There is possibly no other part of the government that has undergone greater change under orders from Obama’s team than the U.S. Armed Forces.

While still fighting two wars on multiple fronts in the Middle East, the United States military has been forced to abandon the long-standing “Don’t Ask, Don’t Tell” policy initiated during the Clinton administration in the 1990s in favor of an open acceptance not only of gay troops, but transsexual ones, as well.

Mandatory diversity training and severe repercussions for transgressions of new policies took precedence over tactical training and troop morale, but with the announcement of new rules governing patches for uniforms, the U.S. Navy has restored some semblance of sanity.

As of today, naval personnel will be allowed to wear the “Don’t Treat On Me” patches on uniforms, which may serve to put an end to rumors that the Department of the Navy would be banning the popular patch.

The insignia of the coiled rattlesnake ready to strike dates back to the Gadsden Flag, the first Revolutionary War era flag used by the Continental Navy.

It depicts a coiled rattlesnake and the phrase “Don’t Tread on Me” as a warning and implied threat to Great Britain as King George III and Parliament imposed increasingly severe taxes and restrictions on its American colonies.

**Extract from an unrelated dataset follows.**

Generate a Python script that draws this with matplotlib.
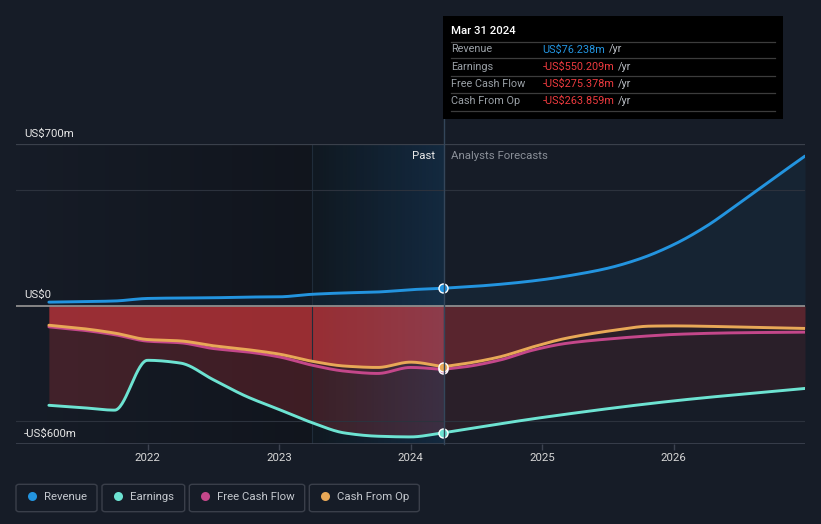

In the recent past, however, its use was approved for use on U.S. ships as a show of defiance after the terror attacks on September 11, 2001.

Its adoption by groups such as the so-called Tea Party fueled concerns that the insignia would be barred as politically unacceptable by the Obama administration, and the decision of the Equal Employment Opportunity Agency to allow a complaint that the insignia is racially offensive to African-Americans seemingly supported those fears.

The complaint stemmed from a worker’s claim that the flag’s design – created by a slave trader, Christopher Gadsden in the 18th century – was offensive when worn on a cap by a coworker.

The EEOC did not decide the case on the merits, but the permission for Navy SEALs and other personnel to wear the “Don’t Tread on Me” patch is a very welcome sign that the threat of the rattlesnake to anyone infringing on liberties remains real.